Y es que ahora resulta que el colectivo La Piedrita es una compañía teatral y sus numerosos actos de violencia constituyen estéticas puestas en escena. Ahora resulta que los niños, fotografiados con armamento de guerra en las manos, participaban en un casting para seleccionar el elenco infantil de un proyecto dramático pendiente de estreno. Ahora resulta que el mural blasfemo, en el que puede verse a un cristo guerrillero, tan sólo es la pieza central de un decorado volandero. Ahora resulta, en fin, que en Venezuela «titirimundachi» es pendejo.

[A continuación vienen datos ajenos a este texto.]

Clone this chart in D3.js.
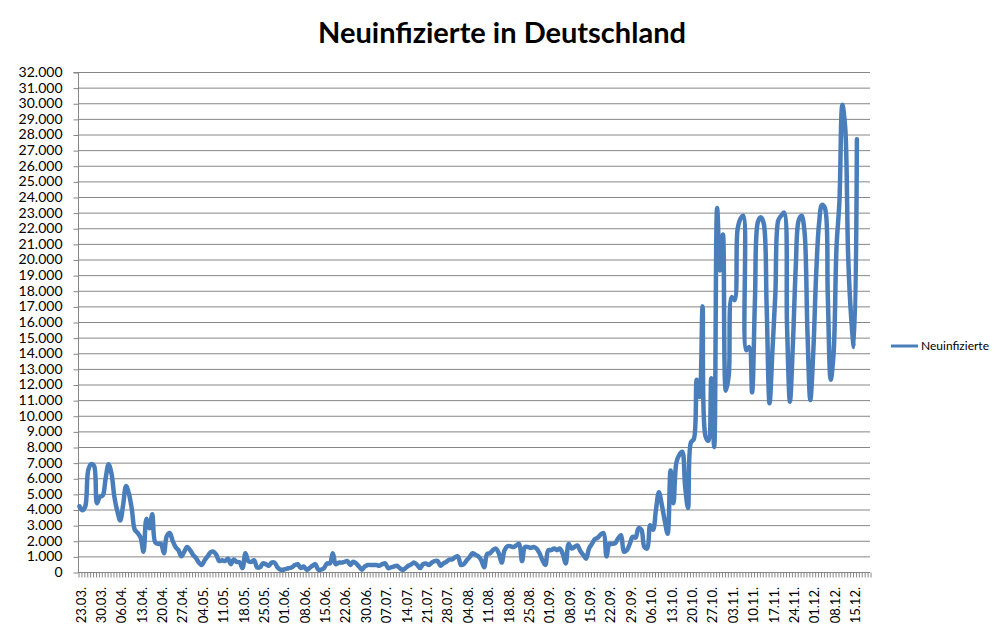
<!DOCTYPE html>
<html>
<head>
<meta charset="utf-8">
<script src="https://cdn.jsdelivr.net/npm/d3@7"></script>
<style>
  body { margin: 0; background: #fff; }
  svg { display: block; font-family: Lato, "Open Sans", sans-serif; }
</style>
</head>
<body>
<div id="chart"></div>
<script>
// one label every 7th row (one day missing in late June)
const tickLabels = [
  "23.03.", "30.03.", "06.04.", "13.04.", "20.04.", "27.04.", "04.05.", "11.05.",
  "18.05.", "25.05.", "01.06.", "08.06.", "15.06.", "22.06.", "30.06.", "07.07.",
  "14.07.", "21.07.", "28.07.", "04.08.", "11.08.", "18.08.", "25.08.", "01.09.",
  "08.09.", "15.09.", "22.09.", "29.09.", "06.10.", "13.10.", "20.10.", "27.10.",
  "03.11.", "10.11.", "17.11.", "24.11.", "01.12.", "08.12.", "15.12."
];

// daily new infections, 23.03. .. 16.12.
const values = [
  4200, 3950, 4200, 6500, 6900, 6800, 4400, 4800, 4900, 6000,
  6900, 6300, 4800, 3900, 3300, 4300, 5500, 5000, 4000, 2700,
  2500, 2200, 1300, 3400, 2800, 3700, 1900, 1800, 1800, 1200,
  2300, 2500, 2000, 1600, 1400, 1000, 1300, 1600, 1400, 1100,
  900, 600, 450, 750, 1000, 1250, 1300, 1100, 700, 750,
  700, 850, 500, 800, 650, 620, 250, 1200, 700, 650,
  750, 300, 300, 550, 500, 400, 600, 600, 300, 150,
  150, 200, 250, 300, 450, 500, 250, 350, 150, 250,
  400, 500, 150, 150, 250, 550, 550, 1200, 500, 600,
  600, 650, 700, 450, 650, 550, 350, 150, 350, 450,
  450, 450, 450, 400, 500, 550, 250, 300, 350, 400,
  250, 150, 250, 400, 500, 600, 450, 250, 500, 550,
  450, 600, 700, 700, 400, 550, 650, 800, 800, 950,
  1000, 450, 500, 750, 950, 1200, 1100, 1000, 750, 300,
  1150, 1200, 1400, 1500, 1200, 600, 1400, 1650, 1650, 1600,
  1700, 1800, 700, 1600, 1600, 1550, 1600, 1500, 1200, 750,
  450, 1400, 1400, 1500, 1400, 1500, 1150, 550, 1800, 1500,
  1600, 1700, 1350, 1100, 850, 1500, 1800, 2100, 2200, 2400,
  2500, 1000, 1800, 1800, 1850, 2150, 2350, 1300, 1400, 1800,
  2250, 2200, 2800, 2700, 1600, 1500, 3000, 2700, 4000, 5100,
  4300, 3300, 2450, 6500, 4400, 7000, 7500, 7700, 5500, 4100,
  8300, 8500, 12300, 11200, 17000, 8700, 8400, 12400, 8000, 23300,
  19300, 21600, 11600, 12600, 17600, 17400, 21900, 22600, 22800, 14200,
  14400, 11500, 17500, 22400, 22700, 22300, 17000, 10800, 14200, 17800,
  22500, 22800, 23000, 15800, 10900, 14500, 19500, 22500, 22800, 21800,
  15500, 11000, 14000, 19000, 22300, 23500, 23300, 17700, 12300, 14000,
  20800, 23700, 29900, 28400, 20200, 16400, 14400, 27700
];

const slotCount = 272;   // axis runs a few empty rows past the data
const labelStep = 7;
const yMax = 32000;
const yStep = 1000;
const seriesName = "Neuinfizierte";

const W = 997, H = 641;
const plot = { left: 78, right: 870, top: 72, bottom: 572 };
const grey = "#868686";
const blue = "#4a7ebb";

const de = d3.formatLocale({ decimal: ",", thousands: ".", grouping: [3], currency: ["", " €"] });
const fmt = de.format(",");

const svg = d3.select("#chart").append("svg")
  .attr("width", W).attr("height", H);

svg.append("rect").attr("width", W).attr("height", H).attr("fill", "#fff");

const x = d3.scaleBand().domain(d3.range(slotCount)).range([plot.left, plot.right]);
const xEdge = d3.scaleLinear().domain([0, slotCount]).range([plot.left, plot.right]);
const y = d3.scaleLinear().domain([0, yMax]).range([plot.bottom, plot.top]);

// title
svg.append("text")
  .attr("x", 502).attr("y", 43)
  .attr("text-anchor", "middle")
  .attr("font-size", 29).attr("font-weight", "bold")
  .attr("fill", "#000")
  .text("Neuinfizierte in Deutschland");

// gridlines
svg.append("g")
  .selectAll("line")
  .data(d3.range(yStep, yMax + 1, yStep))
  .join("line")
  .attr("x1", plot.left).attr("x2", plot.right)
  .attr("y1", d => y(d) + 0.5).attr("y2", d => y(d) + 0.5)
  .attr("stroke", grey).attr("stroke-width", 1);

// y axis
const yAxis = svg.append("g")
  .attr("transform", `translate(${plot.left + 0.5},0)`)
  .call(d3.axisLeft(y).tickValues(d3.range(0, yMax + 1, yStep)).tickSize(5).tickPadding(11).tickFormat(fmt));
yAxis.select(".domain").attr("stroke", grey).attr("d", `M-5,${plot.top + 0.5}H0V${plot.bottom + 0.5}`);
yAxis.selectAll(".tick line").attr("stroke", grey).attr("transform", "translate(0,0.5)");
yAxis.selectAll(".tick text").attr("font-size", 14).attr("fill", "#000").attr("font-family", "Lato, sans-serif");

// x axis: a tick at every row boundary
const xAxis = svg.append("g")
  .attr("transform", `translate(0,${plot.bottom + 0.5})`)
  .call(d3.axisBottom(xEdge).tickValues(d3.range(0, slotCount + 1)).tickSize(5).tickFormat(""));
xAxis.select(".domain").attr("stroke", grey).attr("d", `M${plot.left},0H${plot.right}`);
xAxis.selectAll(".tick line").attr("stroke", grey).attr("transform", "translate(0.5,0)");

// x labels, rotated
svg.append("g")
  .selectAll("text")
  .data(tickLabels)
  .join("text")
  .attr("transform", (d, i) => `translate(${x(i * labelStep) + x.bandwidth() / 2 + 1.5},587) rotate(-90)`)
  .attr("text-anchor", "end")
  .attr("dy", "0.35em")
  .attr("font-size", 13)
  .attr("fill", "#000")
  .text(d => d);

// series line
const line = d3.line()
  .x((d, i) => x(i) + x.bandwidth() / 2)
  .y(d => y(d))
  .curve(d3.curveCatmullRom);

svg.append("path")
  .datum(values)
  .attr("fill", "none")
  .attr("stroke", blue)
  .attr("stroke-width", 4.5)
  .attr("stroke-linejoin", "round")
  .attr("stroke-linecap", "round")
  .attr("d", line);

// legend
const lg = svg.append("g").attr("transform", "translate(891,346)");
lg.append("line").attr("x1", 0).attr("x2", 27).attr("y1", 0).attr("y2", 0)
  .attr("stroke", blue).attr("stroke-width", 3);
lg.append("text").attr("x", 30).attr("y", 4)
  .attr("font-size", 12).attr("fill", "#000")
  .text(seriesName);
</script>
</body>
</html>
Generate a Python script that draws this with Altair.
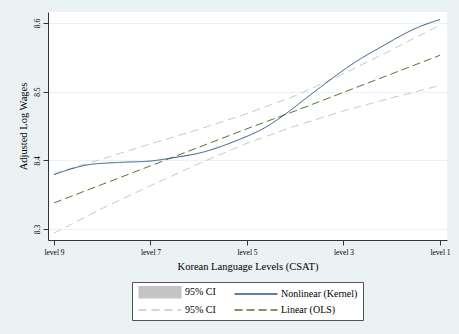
import altair as alt
import pandas as pd

# ---- data ----
levels = [9, 8, 7, 6, 5, 4, 3, 2, 1]
ols_fit = [8.338, 8.365, 8.392, 8.419, 8.446, 8.472, 8.499, 8.526, 8.553]
ols_ci_upper = [8.381, 8.402, 8.424, 8.445, 8.468, 8.494, 8.526, 8.561, 8.597]
ols_ci_lower = [8.294, 8.330, 8.363, 8.395, 8.425, 8.450, 8.472, 8.491, 8.509]

kernel_levels = [9.0, 8.67, 8.25, 7.63, 7.0, 6.6, 5.91, 5.21, 4.67, 4.25, 3.84,
                 3.45, 2.80, 2.10, 1.77, 1.41, 1.0]
kernel_fit = [8.379, 8.387, 8.394, 8.397, 8.399, 8.403, 8.412, 8.429, 8.446, 8.465,
              8.487, 8.508, 8.541, 8.570, 8.583, 8.595, 8.605]

x_ticks = [9, 7, 5, 3, 1]
y_ticks = [8.3, 8.4, 8.5, 8.6]

series_keys = ["ci_band", "kernel", "ci_line", "ols"]
series_colors = ["#c4c4c4", "#2a5580", "#c8c8c8", "#55752f"]
series_dash = [[1, 0], [1, 0], [8, 5], [8, 4]]

# ---- tables ----
rows = []
for lv, v in zip(levels, ols_ci_upper):
    rows.append({"level": lv, "value": v, "series": "ci_line", "line": "upper"})
for lv, v in zip(levels, ols_ci_lower):
    rows.append({"level": lv, "value": v, "series": "ci_line", "line": "lower"})
ci_df = pd.DataFrame(rows)
ols_df = pd.DataFrame({"level": levels, "value": ols_fit, "series": "ols", "line": "ols"})
ker_df = pd.DataFrame({"level": kernel_levels, "value": kernel_fit, "series": "kernel", "line": "kernel"})

label_expr = ("datum.value == 'kernel' ? 'Nonlinear (Kernel)' : "
              "(datum.value == 'ols' ? 'Linear (OLS)' : '95% CI')")

band_path = "M-10.75,-2.75H10.75" + "".join(
    f"M-10.75,{y:.2f}H10.75" for y in [-2.25, -1.75, -1.25, -0.75, -0.25, 0.25, 0.75, 1.25, 1.75, 2.25, 2.75])
line_path = "M-10.75,0H10.75"

legend = alt.Legend(
    title=None, orient="none", legendX=84, legendY=270, columns=2,
    direction="horizontal",
    labelExpr=label_expr,
    symbolType=alt.ExprRef(f"datum.value == 'ci_band' ? '{band_path}' : '{line_path}'"),
    symbolSize=16, symbolOffset=18, labelOffset=20,
    columnPadding=15, rowPadding=4, padding=5,
    fillColor="white", strokeColor="#555555",
    labelFont="Liberation Serif", labelFontSize=10, labelColor="#000000",
)

color = alt.Color("series:N", scale=alt.Scale(domain=series_keys, range=series_colors), legend=legend)
dash = alt.StrokeDash("series:N", scale=alt.Scale(domain=series_keys, range=series_dash), legend=legend)

xenc = alt.X("level:Q",
             scale=alt.Scale(domain=[0.855, 9.124], reverse=True, nice=False, zero=False),
             axis=alt.Axis(values=x_ticks, labelExpr="'level ' + datum.value",
                           title="Korean Language Levels (CSAT)", grid=False,
                           tickSize=5, labelPadding=3, titlePadding=6,
                           labelFontSize=7.5, titleFontSize=10.5))
yenc = alt.Y("value:Q",
             scale=alt.Scale(domain=[8.284, 8.616], nice=False, zero=False),
             axis=alt.Axis(values=y_ticks, format=".1f", title="Adjusted Log Wages",
                           labelAngle=270, labelAlign="center", labelBaseline="bottom",
                           tickSize=5, labelPadding=2, titlePadding=5,
                           labelFontSize=7.5, titleFontSize=10.5,
                           grid=True, gridColor="#eaf2f3", gridWidth=1))

ci = alt.Chart(ci_df).mark_line(strokeWidth=1.0).encode(
    x=xenc, y=yenc, color=color, strokeDash=dash, detail="line:N")
ols = alt.Chart(ols_df).mark_line(strokeWidth=1.0).encode(
    x=xenc, y=yenc, color=color, strokeDash=dash)
ker = alt.Chart(ker_df).mark_line(strokeWidth=1.0, interpolate="monotone").encode(
    x=xenc, y=yenc, color=color, strokeDash=dash)

chart = alt.layer(ci, ols, ker).properties(
    width=399, height=228,
    autosize=alt.AutoSizeParams(type="none"),
    padding={"left": 48, "top": 12, "right": 12, "bottom": 94},
    background="#eaf2f3",
).configure_view(fill="white", stroke=None).configure_axis(
    labelFont="Liberation Serif", titleFont="Liberation Serif",
    labelColor="#000000", titleColor="#000000", titleFontWeight="normal",
    domainColor="#333333", tickColor="#333333", domainWidth=1, tickWidth=1,
)

chart.save("out.html", embed_options={"renderer": "svg", "actions": False})
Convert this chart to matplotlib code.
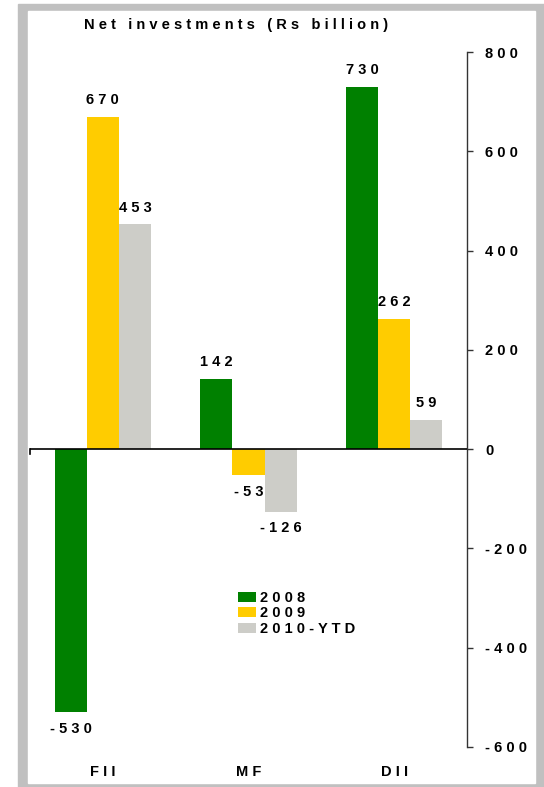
import matplotlib.pyplot as plt
import matplotlib.patches as mpatches
import numpy as np

plt.rcParams['font.family'] = ['Liberation Sans', 'DejaVu Sans']
plt.rcParams['font.weight'] = 'bold'

# data
categories = ['FII', 'MF', 'DII']
series = ['2008', '2009', '2010-YTD']
vals_2008 = [-530, 142, 730]
vals_2009 = [670, -53, 262]
vals_2010 = [453, -126, 59]
colors = ['#008000', '#FFCC00', '#CDCDC8']
yticks = [-600, -400, -200, 0, 200, 400, 600, 800]


def spaced(s):
    # the original chart has wide letter spacing everywhere
    return ' '.join(s)


W, H = 544, 787
fig = plt.figure(figsize=(W / 100, H / 100), dpi=100)

# grey frame around the chart
outer = mpatches.Rectangle((18 / W, 0), (W - 18) / W, (H - 4) / H,
                           transform=fig.transFigure, color='#C0C0C0', zorder=-3)
inner = mpatches.Rectangle((28 / W, 4 / H), (535 - 28) / W, (H - 11 - 4) / H,
                           transform=fig.transFigure, color='white', zorder=-2)
fig.patches.extend([outer, inner])

ax = fig.add_axes([30 / W, 1 - 747 / H, (467 - 30) / W, (747 - 52) / H])
ax.patch.set_alpha(0)

fs = 10.5
x = np.arange(len(categories))
bw = 0.22
all_vals = [vals_2008, vals_2009, vals_2010]
for i, (vals, col, lab) in enumerate(zip(all_vals, colors, series)):
    pos = x + (i - 1) * bw
    ax.bar(pos, vals, width=bw, color=col, label=spaced(lab), zorder=2)
    for px, v in zip(pos, vals):
        off = 12 if v >= 0 else -12
        ax.annotate(spaced(str(v)), (px, v), xytext=(0, off), textcoords='offset points',
                    ha='center', va='center', fontsize=fs, fontweight='bold')

ax.set_xlim(-0.5, 2.5)
ax.set_ylim(-600, 800)
ax.axhline(0, color='black', lw=1.2, zorder=3)
# small tick at the left end of the zero line
ax.plot([-0.5, -0.5], [0, -9], color='black', lw=1.2, zorder=3, clip_on=False)

ax.spines['left'].set_visible(False)
ax.spines['top'].set_visible(False)
ax.spines['bottom'].set_visible(False)
ax.spines['right'].set_color('#333333')
ax.spines['right'].set_linewidth(1)

ax.yaxis.tick_right()
ax.set_yticks(yticks)
ax.set_yticklabels([spaced(str(t)) for t in yticks], fontsize=fs, fontweight='bold')
ax.tick_params(axis='y', direction='out', length=4, width=1, color='#333333', pad=9)

ax.set_xticks(x)
ax.set_xticklabels([spaced(c) for c in categories], fontsize=fs, fontweight='bold')
ax.tick_params(axis='x', length=0, pad=13)

fig.text(236 / W, 1 - 25 / H, spaced('Net investments (Rs billion)'), ha='center', va='center',
         fontsize=fs, fontweight='bold')

fig.legend(loc='upper left', bbox_to_anchor=(238 / W, 1 - 591 / H), frameon=False,
           fontsize=fs, handlelength=1.2, handleheight=0.7, handletextpad=0.3,
           labelspacing=0.1, borderpad=0, borderaxespad=0)

fig.savefig('out.png', dpi=100)
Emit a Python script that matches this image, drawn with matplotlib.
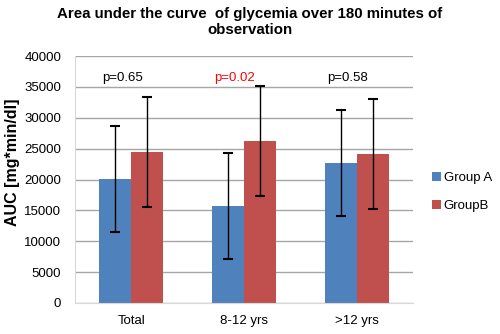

«No hay nadie, Amadeo. ¿No te das cuenta? No hay nadie… Nunca hubo nadie» gritó, fuera de sí, Cosme Paraima, vicepresidente de la Sociedad Pasteur para el Fomento de las Artes, las Ciencias y las Industrias de San Rafael de Ejido (antes Sociedad Heredia). Fue el modo de decirle a su viejo amigo que la representación del drama «Colón, Cristóbal, el genovés alucinado» había transcurrido sin público, porque todos los asistentes, menos uno ―uno que permanecía dormido―, se habían ido de la sala.
Ojalá que en la Venezuela de nuestros días las autoridades bolivarianas no se retiren de la sala inmensa que simboliza este país asombrado e indignado. Ojalá no se hagan los locos con quienes colocan ametralladoras y no libros en las manos de los niños, de nuestros niños. Ojalá no profundicen más, ―háganse ustedes ese favor― en la lamentable y costosa mojiganga que durante catorce años llevan siendo.